Facilities manager Justin Harriman expects to have ice within two weeks, which should allow the Minnesota Wilderness junior hockey team to come back home and youth and high school hockey seasons to progress as normal.
Harriman said the cooling tower works like a giant car radiator, cooling the freon after it passes under the ice. On Wednesday they were in the final testing phases of the new equipment.
"We should be able to flip on the ice plant tomorrow morning and by month's end we'll have ice again," he said. He expected to start painting the ice Monday.
Harriman said it's a 12-day process.
"You leave a small, probably sixteenth of an inch of ice down and then you paint the white portion over it," he said. "Then you put your lines and dots and circles, lay down logos and things like that. Then it takes about 105 floods to be skateable ice. So we'll run 24-hour days for about 10 days once we get the ice white on. It's quite a process."
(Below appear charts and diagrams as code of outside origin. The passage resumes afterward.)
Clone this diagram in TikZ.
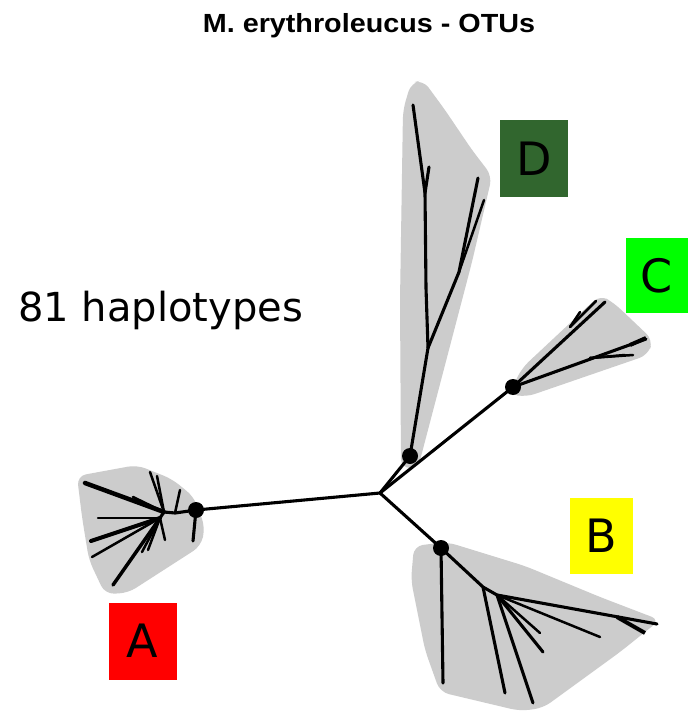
\documentclass[tikz,border=0pt]{standalone}
\usepackage{fontspec}
\setmainfont{DejaVu Sans}
\newfontfamily\titlefont{Liberation Sans}
\definecolor{hullgray}{RGB}{204,204,204}
\definecolor{boxA}{RGB}{255,0,0}
\definecolor{boxB}{RGB}{255,255,0}
\definecolor{boxC}{RGB}{0,255,0}
\definecolor{boxD}{RGB}{49,102,46}
\tikzset{
  hull/.style={fill=hullgray, draw=none, rounded corners=9pt},
  br/.style={line width=3.1pt, line cap=round},
  tw/.style={line width=2.5pt, line cap=round},
  dot/.style={circle, fill=black, inner sep=0pt, minimum size=16pt},
  lab/.style={font=\fontsize{46}{46}\selectfont, text=black},
}
\begin{document}
\begin{tikzpicture}[x=1pt,y=-1pt]
\useasboundingbox (0,0) rectangle (688,711);
\fill[white] (0,0) rectangle (688,711);

% title and count
\node[anchor=base, inner sep=0pt] (title) at (369,33)
  {\scalebox{1.15}[1.05]{\titlefont\bfseries\fontsize{25}{25}\selectfont M. erythroleucus - OTUs}};
\node[anchor=base west, inner sep=0pt, font=\fontsize{40}{40}\selectfont] (hap) at (18,321) {81 haplotypes};

% hulls
\fill[hull] (77,476) -- (137,465) -- (172,479) -- (194,497) -- (205,527) -- (201,546) -- (128,593) -- (105,594) -- (89,560) -- (82,517) -- cycle;
\fill[hull] (403,110) -- (411,83) -- (423,80) -- (445,110) -- (472,150) -- (492,176) -- (472,262) -- (418,468) -- (401,468) -- (400,300) -- cycle;
\fill[hull] (509,394) -- (522,368) -- (600,295) -- (614,303) -- (653,340) -- (648,355) -- (526,397) -- cycle;
\fill[hull] (414,546) -- (447,542) -- (525,566) -- (600,597) -- (660,620) -- (620,652) -- (543,708) -- (520,711) -- (440,692) -- (425,650) -- (411,580) -- cycle;

% main nodes
\coordinate (root) at (380,493);
\node[dot] (nA) at (196,510) {};
\node[dot] (nD) at (410,456) {};
\node[dot] (nC) at (513,387) {};
\node[dot] (nB) at (441,548) {};

\draw[br] (root) -- (nA.center);
\draw[br] (root) -- (nD.center);
\draw[br] (root) -- (nC.center);
\draw[br] (root) -- (nB.center);

% ---- clade A
\coordinate (a1) at (175,513);
\coordinate (a2) at (164,512);
\coordinate (a3) at (160,518);
\coordinate (aDown) at (193,541);
\coordinate (aUp) at (180,490);
\coordinate (aw1) at (85,483);
\coordinate (aw2) at (133,497);
\coordinate (aw3) at (150,472);
\coordinate (aw4) at (157,476);
\coordinate (al1) at (98,518);
\coordinate (al2) at (91,541);
\coordinate (al3) at (92,557);
\coordinate (al4) at (113,585);
\coordinate (al5) at (142,552);
\coordinate (al6) at (148,550);
\coordinate (al7) at (165,540);
\draw[br] (nA.center) -- (a1) -- (a2) -- (a3);
\draw[br] (nA.center) -- (aDown);
\draw[tw] (a1) -- (aUp);
\draw[line width=4.5pt, line cap=round] (a2) -- (aw1);
\draw[tw] (a2) -- (aw2);
\draw[tw] (a2) -- (aw3);
\draw[tw] (a2) -- (aw4);
\draw[tw] (a3) -- (al1);
\draw[line width=4pt, line cap=round] (a3) -- (al2);
\draw[tw] (a3) -- (al3);
\draw[line width=3.5pt, line cap=round] (a3) -- (al4);
\draw[tw] (a3) -- (al5);
\draw[tw] (a3) -- (al6);
\draw[tw] (a3) -- (al7);

% ---- clade D
\coordinate (d1) at (428,348);
\coordinate (d2) at (426,288);
\coordinate (d3) at (425,193);
\coordinate (dTop) at (413,105);
\coordinate (dSh) at (429,167);
\coordinate (d4) at (459,272);
\coordinate (dR1) at (478,178);
\coordinate (dR2) at (484,200);
\draw[br] (nD.center) -- (d1) -- (d2) -- (d3) -- (dTop);
\draw[br] (d3) -- (dSh);
\draw[br] (d1) -- (d4) -- (dR1);
\draw[tw] (d4) -- (dR2);

% ---- clade C
\coordinate (cU) at (605,302);
\coordinate (cL) at (646,339);
\coordinate (cu1) at (570,327);
\coordinate (cu2) at (580,312);
\coordinate (cu3) at (596,301);
\coordinate (cl1) at (590,358);
\coordinate (cl2) at (633,355);
\coordinate (cl3) at (625,355);
\draw[br] (nC.center) -- (cU);
\draw[br] (nC.center) -- (cL);
\draw[tw] (cu1) -- (cu2);
\draw[tw] (cu1) -- (cu3);
\draw[tw] (cl1) -- (cl2);
\draw[tw] (cl1) -- (cl3);
\draw[line width=4pt] (630,345) -- (646,338);

% ---- clade B
\coordinate (b1) at (483,587);
\coordinate (b2) at (497,595);
\coordinate (bDown) at (443,683);
\coordinate (bR) at (657,624);
\coordinate (bR1) at (600,637);
\coordinate (bR2) at (645,633);
\coordinate (bl1) at (505,693);
\coordinate (bl2) at (533,703);
\coordinate (bl3) at (543,652);
\coordinate (bl4) at (540,633);
\draw[br] (nB.center) -- (bDown);
\draw[br] (nB.center) -- (b1) -- (b2) -- (bR);
\draw[tw] (b2) -- (bR1);
\draw[line width=4pt] (b2) ++(120,22) -- (bR2);
\draw[br] (b1) -- (bl1);
\draw[br] (b2) -- (bl2);
\draw[br] (b2) -- (bl3);
\draw[tw] (b2) -- (bl4);

% ---- label boxes
\node[fill=boxA, minimum width=68pt, minimum height=77pt, inner sep=0pt, lab] (LA) at (142.5,641) {A};
\node[fill=boxB, minimum width=63pt, minimum height=76pt, inner sep=0pt, lab] (LB) at (601.5,536) {B};
\node[fill=boxC, minimum width=62pt, minimum height=75pt, inner sep=0pt, lab] (LC) at (657,275.5) {C};
\node[fill=boxD, minimum width=68pt, minimum height=77pt, inner sep=0pt, lab] (LD) at (534,158.5) {D};
\end{tikzpicture}
\end{document}
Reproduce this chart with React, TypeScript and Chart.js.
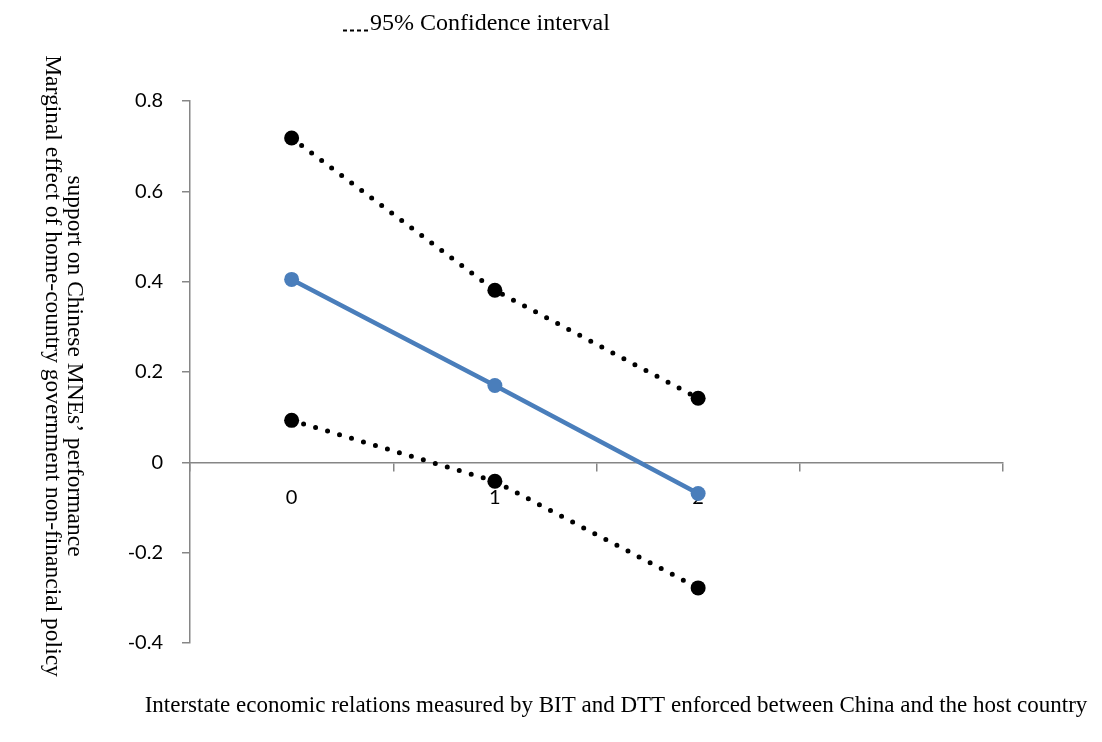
import React, { useEffect, useRef } from "react";
import { Chart, registerables } from "chart.js";

Chart.register(...registerables);

const categories = ["0", "1", "2", ""];
const upperCI = [0.718, 0.381, 0.142, null];
const marginalEffect = [0.405, 0.17, -0.069, null];
const lowerCI = [0.093, -0.042, -0.278, null];
const yTicks = [-0.4, -0.2, 0, 0.2, 0.4, 0.6, 0.8];

const legendLabel = "95% Confidence interval";
const yTitleLines = [
  "Marginal effect of home-country government non-financial policy",
  "support on Chinese MNEs\u2019 performance",
];
const xTitle =
  "Interstate economic relations measured by BIT and DTT enforced between China and the host country";

const SERIF = "'Liberation Serif', 'Times New Roman', serif";
const SANS = "Lato, 'Open Sans', sans-serif";

const annotations = {
  id: "annotations",
  afterDraw(chart: any) {
    const ctx = chart.ctx;
    ctx.save();
    // legend
    ctx.strokeStyle = "#000";
    ctx.lineWidth = 2;
    ctx.setLineDash([4, 3]);
    ctx.beginPath();
    ctx.moveTo(335, 22.5);
    ctx.lineTo(361, 22.5);
    ctx.stroke();
    ctx.setLineDash([]);
    ctx.fillStyle = "#000";
    ctx.font = "24px " + SERIF;
    ctx.textAlign = "left";
    ctx.textBaseline = "alphabetic";
    ctx.fillText(legendLabel, 362, 22);

    // y title (rotated clockwise)
    ctx.save();
    ctx.translate(38, 358);
    ctx.rotate(Math.PI / 2);
    ctx.textAlign = "center";
    ctx.textBaseline = "alphabetic";
    ctx.font = "23.5px " + SERIF;
    ctx.fillText(yTitleLines[0], 0, 0);
    ctx.fillText(yTitleLines[1], 0, -22);
    ctx.restore();

    // x title
    ctx.textAlign = "center";
    ctx.textBaseline = "middle";
    ctx.font = "23px " + SERIF;
    ctx.fillText(xTitle, 608, 698);
    ctx.restore();
  },
};

export default function App() {
  const ref = useRef<HTMLCanvasElement>(null);
  useEffect(() => {
    if (!ref.current) return;
    const dotted = {
      borderColor: "#000",
      backgroundColor: "#000",
      borderWidth: 5,
      borderDash: [0, 12.5],
      borderCapStyle: "round" as const,
      pointRadius: 7.5,
      pointHoverRadius: 7.5,
      pointBorderWidth: 0,
      pointBackgroundColor: "#000",
      tension: 0,
      spanGaps: false,
    };
    const chart = new Chart(ref.current, {
      type: "line",
      data: {
        labels: categories,
        datasets: [
          { label: legendLabel, data: upperCI, ...dotted },
          {
            label: "Marginal effect",
            data: marginalEffect,
            borderColor: "#4A7EBB",
            backgroundColor: "#4A7EBB",
            borderWidth: 4.5,
            pointRadius: 7.5,
            pointBorderWidth: 0,
            pointBackgroundColor: "#4A7EBB",
            tension: 0,
          },
          { label: "lower", data: lowerCI, ...dotted },
        ],
      },
      options: {
        responsive: false,
        animation: false,
        layout: { padding: { left: 102, right: 91, top: 93, bottom: 91 } },
        plugins: { legend: { display: false }, tooltip: { enabled: false } },
        scales: {
          x: {
            type: "category",
            position: { y: 0 } as any,
            offset: true,
            z: 1,
            afterFit(scale: any) {
              scale.height = 0;
            },
            grid: {
              offset: true,
              drawOnChartArea: false,
              drawTicks: true,
              tickLength: 8,
              color: "#868686",
              lineWidth: 1.5,
            },
            border: { display: true, color: "#868686", width: 1.5 },
            ticks: {
              color: "#000",
              font: { family: SANS, size: 20 },
              padding: 15,
              maxRotation: 0,
              autoSkip: false,
            },
          },
          y: {
            type: "linear",
            min: -0.4,
            max: 0.8,
            afterFit(scale: any) {
              scale.width = 80;
            },
            afterBuildTicks(scale: any) {
              scale.ticks = yTicks.map((v) => ({ value: v }));
            },
            grid: {
              drawOnChartArea: false,
              drawTicks: true,
              tickLength: 8,
              color: "#868686",
              lineWidth: 1.5,
            },
            border: { display: true, color: "#868686", width: 1.5 },
            ticks: {
              color: "#000",
              font: { family: SANS, size: 20 },
              padding: 19,
              callback: (v: any) => String(Number(Number(v).toFixed(1))),
            },
          },
        },
      },
      plugins: [annotations],
    });
    return () => chart.destroy();
  }, []);
  return <canvas ref={ref} width={1086} height={726} style={{ display: "block" }} />;
}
Now in his ninth year at Northwoods, Harriman estimated the rink lost more than $50,000 in ice rentals while the building was closed. On the bright side, he said they got lots of repairs and upgrades completed, including replacing ceiling tiles with tiles donated by USG, replacing scoreboard lights, painting locker rooms and more.
"I feel really good about where the building's at," he said. "Now we get to make ice and get back to playing hockey."